KIRBY J: Suspend reality and just look at it as if there is nothing about to happen; no Damoclean sword hanging over you; just forget about the realities and give the value that you would, putting that entirely out of your mind because the sword has not yet fallen.

MR PORTER: Yes.

KIRBY J: It seems a bit unrealistic in the business area of insurance.

MR PORTER: I have lost your Honour's train but could I answer it this way: if it was a virtual certainty, I would have no objection if it were applied to the Spencer's Case analysis. My objection is that that piece of evidence is used to apply to the exceptional situation, that is, the judge is suggesting that in some way the insured was in a special position by virtue of that. My submission is he was not. He should be treated as if he could have gone out and sold the property on the day of the fire and the property should have been valued on the basis - - -

KIRBY J: But anybody buying it on the day would have to pay for it on the basis that acquisition was a certainty. That depreciates its value.
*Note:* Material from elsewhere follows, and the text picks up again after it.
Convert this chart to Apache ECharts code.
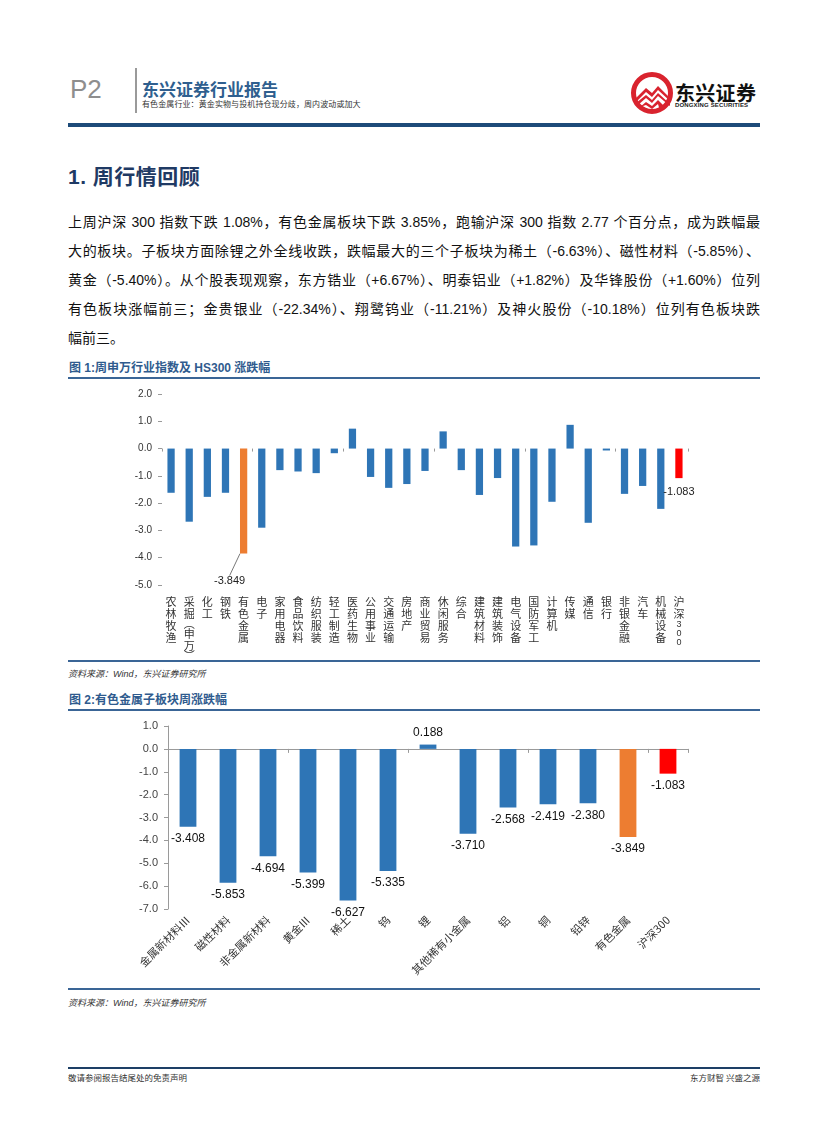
<!DOCTYPE html>
<html>
<head>
<meta charset="utf-8">
<script src="https://cdn.jsdelivr.net/npm/echarts@6/dist/echarts.min.js"></script>
<style>
  html,body{margin:0;padding:0;background:#fff;}
  body{width:827px;height:1122px;position:relative;overflow:hidden;font-family:"Liberation Sans","Noto Sans CJK SC",sans-serif;color:#222;}
  .abs{position:absolute;}
  .para{position:absolute;left:68px;width:692px;font-size:14px;line-height:29px;height:29px;white-space:nowrap;text-align:justify;text-align-last:justify;color:#111;}
  .figt{position:absolute;left:69px;font-size:12px;font-weight:bold;color:#2f5b8e;}
  .rule{position:absolute;left:68px;width:692px;height:2px;background:#3a6596;}
  .src{position:absolute;left:68px;font-size:9px;font-style:italic;color:#333;}
</style>
</head>
<body>
<div class="abs" style="left:70px;top:74px;font-size:26px;color:#8e8e8e;font-family:'Liberation Sans Narrow','Liberation Sans',sans-serif;">P2</div>
<div class="abs" style="left:135px;top:68px;width:2px;height:45px;background:#9a9a9a;"></div>
<div class="abs" style="left:142px;top:76px;font-size:17px;font-weight:bold;color:#2f5f8f;font-family:'Noto Sans CJK SC';">东兴证券行业报告</div>
<div class="abs" style="left:142px;top:98px;font-size:8px;color:#333;letter-spacing:0.1px;font-family:'Noto Sans CJK SC';">有色金属行业：黄金实物与投机持仓现分歧，周内波动或加大</div>
<svg class="abs" style="left:630px;top:71px;" width="46" height="46" viewBox="0 0 46 46">
  <circle cx="22" cy="22" r="18.5" fill="#fff" stroke="#d9232e" stroke-width="5"/>
  <path d="M6 27 L16 17 L22 22 L28 15 L40 27 L40 30 L28 19 L22 26 L16 21 L6 31 Z" fill="#d9232e"/>
  <path d="M6 32 L16 24 L22 29 L28 22 L40 33 L40 35 L28 25 L22 32 L16 27 L8 34 Z" fill="#d9232e"/>
  <path d="M10 36 L16 31 L22 35 L28 29 L36 37 L30 40 L28 33 L22 38 L16 34 Z" fill="#d9232e"/>
</svg>
<div class="abs" style="left:675px;top:78px;font-size:20px;font-weight:bold;color:#111;font-family:'Noto Sans CJK SC';letter-spacing:0.3px;">东兴证券</div>
<div class="abs" style="left:675px;top:102px;font-size:6px;font-weight:bold;color:#222;letter-spacing:0.15px;">DONGXING SECURITIES</div>
<div class="abs" style="left:68px;top:123px;width:692px;height:4px;background:#1d4b79;"></div>

<div class="abs" style="left:68px;top:160px;font-size:21px;font-weight:bold;color:#1f3a64;font-family:'Liberation Sans','Noto Sans CJK SC';letter-spacing:0.5px;">1. 周行情回顾</div>

<div class="para" style="top:208px;">上周沪深 300 指数下跌 1.08%，有色金属板块下跌 3.85%，跑输沪深 300 指数 2.77 个百分点，成为跌幅最</div>
<div class="para" style="top:237px;">大的板块。子板块方面除锂之外全线收跌，跌幅最大的三个子板块为稀土（-6.63%）、磁性材料（-5.85%）、</div>
<div class="para" style="top:266px;">黄金（-5.40%）。从个股表现观察，东方锆业（+6.67%）、明泰铝业（+1.82%）及华锋股份（+1.60%）位列</div>
<div class="para" style="top:295px;">有色板块涨幅前三；金贵银业（-22.34%）、翔鹭钨业（-11.21%）及神火股份（-10.18%）位列有色板块跌</div>
<div class="para" style="top:324px;text-align-last:left;">幅前三。</div>

<div class="figt" style="top:358px;">图 1:周申万行业指数及 HS300 涨跌幅</div>
<div class="rule" style="top:377px;"></div>
<div id="c1" class="abs" style="left:60px;top:385px;width:700px;height:270px;"></div>
<div class="rule" style="top:660px;"></div>
<div class="src" style="top:667px;">资料来源：Wind，东兴证券研究所</div>

<div class="figt" style="top:690px;">图 2:有色金属子板块周涨跌幅</div>
<div class="rule" style="top:709px;"></div>
<div id="c2" class="abs" style="left:60px;top:715px;width:700px;height:270px;"></div>
<div class="rule" style="top:988px;"></div>
<div class="src" style="top:996px;">资料来源：Wind，东兴证券研究所</div>

<div class="abs" style="left:68px;top:1067px;width:692px;height:2px;background:#1d3f66;"></div>
<div class="abs" style="left:68px;top:1071px;font-size:8.5px;color:#333;font-family:'Noto Sans CJK SC';">敬请参阅报告结尾处的免责声明</div>
<div class="abs" style="left:660px;width:100px;text-align:right;top:1071px;font-size:8.5px;color:#333;font-family:'Noto Sans CJK SC';">东方财智 兴盛之源</div>

<script>
// ---------- data ----------
const cats1 = ['农林牧渔','采掘(申万)','化工','钢铁','有色金属','电子','家用电器','食品饮料','纺织服装','轻工制造','医药生物','公用事业','交通运输','房地产','商业贸易','休闲服务','综合','建筑材料','建筑装饰','电气设备','国防军工','计算机','传媒','通信','银行','非银金融','汽车','机械设备','沪深300'];
const vals1 = [-1.62,-2.68,-1.77,-1.62,-3.849,-2.90,-0.79,-0.84,-0.90,-0.17,0.73,-1.04,-1.44,-1.30,-0.82,0.63,-0.79,-1.70,-1.08,-3.59,-3.55,-1.95,0.87,-2.72,-0.07,-1.66,-1.37,-2.21,-1.083];
const labeled1 = ['有色金属','沪深300'];

const cats2 = ['金属新材料Ⅲ','磁性材料','非金属新材料','黄金Ⅲ','稀土','钨','锂','其他稀有小金属','铝','铜','铅锌','有色金属','沪深300'];
const vals2 = [-3.408,-5.853,-4.694,-5.399,-6.627,-5.335,0.188,-3.710,-2.568,-2.419,-2.380,-3.849,-1.083];

const BLUE = '#2e75b6', ORANGE = '#ed7d31', RED = '#ff0000';
function colorFor(name){ return name === '有色金属' ? ORANGE : (name === '沪深300' ? RED : BLUE); }

// vertical (stacked) category label: CJK upright, brackets as vertical forms, digits compact
function verticalLabel(v){
  return v.split('').map(ch => {
    if (ch === '(') return '{p|︵}';
    if (ch === ')') return '{p|︶}';
    if (/[0-9]/.test(ch)) return '{d|' + ch + '}';
    return '{c|' + ch + '}';
  }).join('\n');
}

// ---------- chart 1 ----------
const c1 = echarts.init(document.getElementById('c1'));
c1.setOption({
  animation: false,
  grid: {left: 102, right: 72, top: 9, bottom: 70, outerBoundsMode: 'none', containLabel: false},
  xAxis: [
    {type: 'category', data: cats1, position: 'bottom',
     axisLine: {show: false, onZero: false}, axisTick: {show: false},
     axisLabel: {interval: 0, margin: 11, color: '#333', hideOverlap: false,
       formatter: verticalLabel,
       rich: {
         c: {fontSize: 11, lineHeight: 12, fontFamily: 'Noto Sans CJK SC', color: '#333'},
         p: {fontSize: 11, lineHeight: 8, fontFamily: 'Noto Sans CJK SC', color: '#333'},
         d: {fontSize: 9, lineHeight: 9, color: '#333'}
       }}},
    {type: 'category', data: cats1, position: 'bottom',
     axisLine: {show: false, onZero: true},
     axisTick: {show: true, length: 3, lineStyle: {color: '#9a9a9a'}},
     axisLabel: {show: false}}
  ],
  yAxis: {type: 'value', min: -5, max: 2, interval: 1,
    axisLine: {show: false},
    axisTick: {show: true, length: 4, lineStyle: {color: '#9a9a9a'}},
    splitLine: {show: false},
    axisLabel: {formatter: v => v.toFixed(1), fontSize: 10, color: '#333', margin: 10}},
  series: [{
    type: 'bar', xAxisIndex: 0, barWidth: '40%',
    data: vals1.map((v, i) => ({
      value: v,
      itemStyle: {color: colorFor(cats1[i])},
      label: labeled1.includes(cats1[i]) ? {show: true, position: 'bottom', distance: 8} : {show: false},
      labelLine: {show: cats1[i] === '有色金属', lineStyle: {color: '#555', width: 0.8}}
    })),
    label: {fontSize: 11, color: '#222', formatter: p => p.value.toFixed(3)},
    labelLayout: p => (p.dataIndex === 4 ? {dx: -14, dy: 14} : {}),
    labelLine: {show: true, lineStyle: {color: '#555', width: 0.8}}
  }]
});

// ---------- chart 2 ----------
const c2 = echarts.init(document.getElementById('c2'));
c2.setOption({
  animation: false,
  grid: {left: 108, right: 72, top: 11, bottom: 76, outerBoundsMode: 'none', containLabel: false},
  xAxis: [
    {type: 'category', data: cats2, position: 'bottom',
     axisLine: {show: false, onZero: false}, axisTick: {show: false},
     axisLabel: {interval: 0, rotate: 45, margin: 9, fontSize: 11, color: '#333', fontFamily: 'Noto Sans CJK SC', hideOverlap: false}},
    {type: 'category', data: cats2, position: 'bottom',
     axisLine: {show: true, onZero: true, lineStyle: {color: '#9a9a9a'}},
     axisTick: {show: true, length: 4, lineStyle: {color: '#9a9a9a'}},
     axisLabel: {show: false}}
  ],
  yAxis: {type: 'value', min: -7, max: 1, interval: 1,
    axisLine: {show: true, lineStyle: {color: '#9a9a9a'}},
    axisTick: {show: true, length: 4, lineStyle: {color: '#9a9a9a'}},
    splitLine: {show: false},
    axisLabel: {formatter: v => v.toFixed(1), fontSize: 11, color: '#444', margin: 10}},
  series: [{
    type: 'bar', xAxisIndex: 0, barWidth: '42%',
    data: vals2.map((v, i) => ({
      value: v,
      itemStyle: {color: colorFor(cats2[i])},
      label: {position: v < 0 ? 'bottom' : 'top'}
    })),
    label: {show: true, fontSize: 12, color: '#111', distance: 6, formatter: p => p.value.toFixed(3)}
  }]
});
</script>
</body>
</html>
MR PORTER: Well, the insured's valuers assessed the situation on that basis. The insurer's valuers did not. They assumed that compensation would be payable, that is, that acquisition had occurred. Now, the proposition I am putting forward is that the special leave question, the matter of public importance is whether the court here has simply taken a fact which would have been relevant to a Spencer's Case analysis and proceeded to ignore that fact entirely and conclude that it should be applied specifically to the insured.

McHUGH J: That seems very much a question of fact.

MR PORTER: Well, your Honour, certainly it cannot be right. I mean, you cannot saddle the insured with a situation which had no specific relationship to him. Now, in a situation like that, that would certainly pose a different method of valuation. That is not a Spencer's Case analysis but an inquiry into the insured's personal position and it stands to reason that there would be nothing that you could raise. You would be forced back to Spencer's Case.

Now, the gravamen of this decision really related to the application of the principles, so I would say it is not a matter of fact. What the court is saying here is that in a certain situation the abstract value can be modified. Now, the way that the court modified it was very unsatisfactory to the insured but that is, in a sense, beside the point, your Honours. The fact is that this is a case where the basic principles laid down which were that actual loss should be assessed and actual loss should only be adjusted where there are special circumstances applicable to the insured have been ignored.

Now, what your Honours are suggesting is, really, "Look, put all that aside. The fact is that the Spencer's Case purchaser would have taken this into account as well. So, is the result going to be any different?" Now, my answer to that is that my client assessed that question - nobody else did on the evidence - and the right test should have been the test under Spencer's Case as the trial judge applied, not the special circumstances situation.

Your Honours, I do not think I can take the matter any further than that.

McHUGH J: Yes. Thank you, Mr Porter. We need not hear you, Mr Habersberger.

MR HABERSBERGER: If the Court pleases.

McHUGH J: On the special facts of this case, there is no reason to doubt the correctness of the decision of the Court of Appeal. Accordingly, the application for special leave to appeal is refused.

MR HABERSBERGER: We seek costs.

McHUGH J: Nothing you can say against that?

MR PORTER: No, your Honour.

McHUGH J: The application is dismissed with costs.